GM adds apps in bid to catch Ford, Microsoft's Sync
General Motors' OnStar is fighting back.
The Detroit Free Press reports next year, GM will provide in-car access to Pandora online radio, Stitcher news podcasts and WiFi. Voice-activated Facebook, texting, e-mail and MP3 player control also may come soon.
Consumers already have heard about many of these technologies -- from rival Ford's Sync, which links to cell phones and iPods.

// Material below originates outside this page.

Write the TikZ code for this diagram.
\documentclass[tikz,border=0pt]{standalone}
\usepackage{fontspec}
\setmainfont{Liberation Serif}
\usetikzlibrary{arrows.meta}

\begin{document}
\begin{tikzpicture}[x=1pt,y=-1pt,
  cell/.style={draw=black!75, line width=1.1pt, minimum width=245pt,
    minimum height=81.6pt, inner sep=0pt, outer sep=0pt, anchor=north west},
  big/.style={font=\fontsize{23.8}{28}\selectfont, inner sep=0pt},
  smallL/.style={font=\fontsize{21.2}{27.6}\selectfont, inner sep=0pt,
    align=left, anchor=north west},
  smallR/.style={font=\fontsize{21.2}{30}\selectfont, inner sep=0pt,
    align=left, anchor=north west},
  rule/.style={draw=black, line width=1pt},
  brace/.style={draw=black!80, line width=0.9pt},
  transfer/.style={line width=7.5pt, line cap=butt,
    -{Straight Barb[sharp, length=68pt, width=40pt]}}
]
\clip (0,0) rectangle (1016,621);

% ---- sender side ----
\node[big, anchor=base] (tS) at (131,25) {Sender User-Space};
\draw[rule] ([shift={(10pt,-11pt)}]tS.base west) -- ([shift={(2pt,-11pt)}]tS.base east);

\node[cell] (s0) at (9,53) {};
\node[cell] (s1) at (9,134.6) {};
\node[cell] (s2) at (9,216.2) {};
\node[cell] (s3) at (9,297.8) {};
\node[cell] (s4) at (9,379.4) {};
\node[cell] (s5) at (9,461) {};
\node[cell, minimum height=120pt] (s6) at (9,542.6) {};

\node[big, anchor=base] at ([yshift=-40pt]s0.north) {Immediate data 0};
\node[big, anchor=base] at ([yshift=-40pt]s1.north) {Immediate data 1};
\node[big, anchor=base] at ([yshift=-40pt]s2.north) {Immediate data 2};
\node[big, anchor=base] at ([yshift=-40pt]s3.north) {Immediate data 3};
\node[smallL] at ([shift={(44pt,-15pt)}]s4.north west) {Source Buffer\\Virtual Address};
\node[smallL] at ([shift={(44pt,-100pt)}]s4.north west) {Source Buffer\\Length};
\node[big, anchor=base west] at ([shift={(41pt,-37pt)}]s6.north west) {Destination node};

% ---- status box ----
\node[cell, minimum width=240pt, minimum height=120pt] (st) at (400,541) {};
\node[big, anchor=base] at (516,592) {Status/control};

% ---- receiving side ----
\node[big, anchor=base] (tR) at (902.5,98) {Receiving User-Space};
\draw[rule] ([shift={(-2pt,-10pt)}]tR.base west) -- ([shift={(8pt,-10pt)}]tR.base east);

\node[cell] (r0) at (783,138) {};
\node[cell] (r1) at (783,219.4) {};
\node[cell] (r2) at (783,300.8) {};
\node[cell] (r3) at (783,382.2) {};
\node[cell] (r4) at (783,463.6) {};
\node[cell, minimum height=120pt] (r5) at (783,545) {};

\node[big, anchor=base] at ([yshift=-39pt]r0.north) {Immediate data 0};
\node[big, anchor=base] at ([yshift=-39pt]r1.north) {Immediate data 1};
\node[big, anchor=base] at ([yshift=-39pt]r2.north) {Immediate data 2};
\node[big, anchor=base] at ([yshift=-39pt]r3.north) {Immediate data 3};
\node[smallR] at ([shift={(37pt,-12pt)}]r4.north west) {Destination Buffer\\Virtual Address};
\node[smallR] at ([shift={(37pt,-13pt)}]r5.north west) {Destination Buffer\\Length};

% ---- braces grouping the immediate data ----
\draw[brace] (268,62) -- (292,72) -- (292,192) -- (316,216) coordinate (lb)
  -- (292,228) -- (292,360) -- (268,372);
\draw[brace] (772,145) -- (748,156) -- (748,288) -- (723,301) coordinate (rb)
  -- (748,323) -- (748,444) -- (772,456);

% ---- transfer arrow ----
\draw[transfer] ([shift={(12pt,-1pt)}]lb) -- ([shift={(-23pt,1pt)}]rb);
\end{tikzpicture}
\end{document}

Among digital devotees, Sync, first launched in 2007, has left OnStar's blue button in the dust.
But that will change, GM says. "You can argue that we haven't marketed it, we haven't advertised it, we haven't communicated it," said Micky Bly, executive director of GM's hybrids, electric vehicles, batteries and infotainment. "That communication starts today."
Even with better marketing and new technology, OnStar faces hurdles. The safety-and-security brand hopes to convince regulators it can offer voice-activated Facebook and messaging access safely.

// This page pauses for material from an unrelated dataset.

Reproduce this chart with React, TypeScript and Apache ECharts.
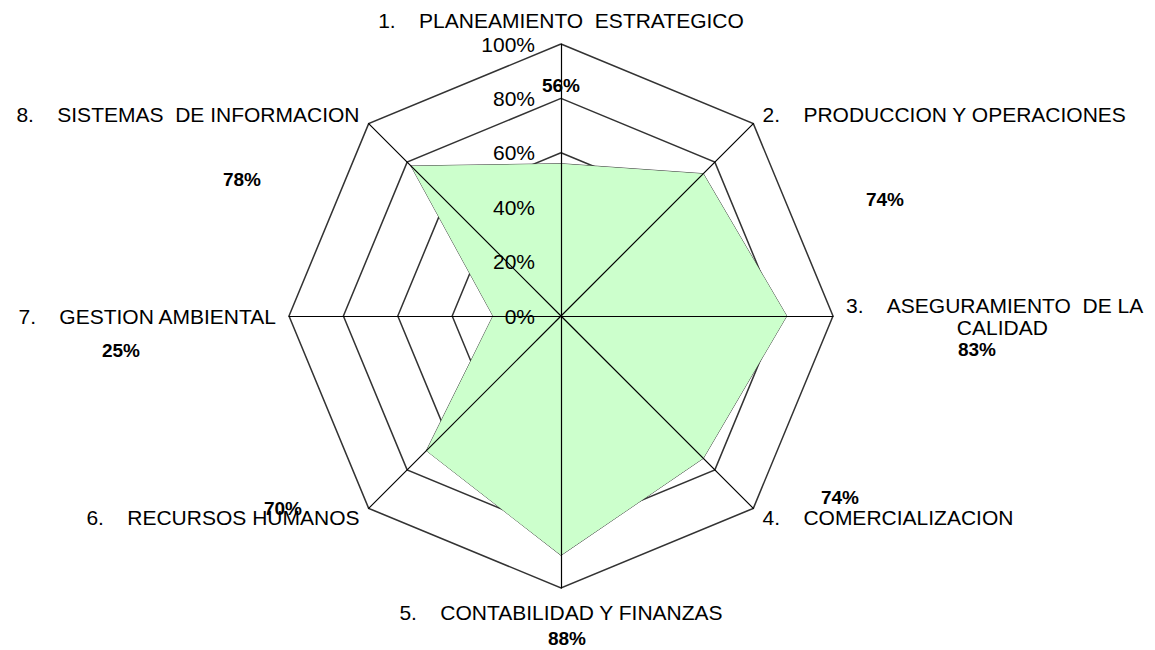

Don't expect to see OnStar abandon the blue button or its core safety and driver-assistance services. Once GM catches up in infotainment, executives say, the help provided by OnStar's built-in phone module will distinguish it from automated, cell phone-based Sync.
While GM had dazzled consumers with its OnStar safety advisers in 1996, in the following decade Ford leapfrogged its rival, using Microsoft's Sync system to access smartphones and music players by voice command.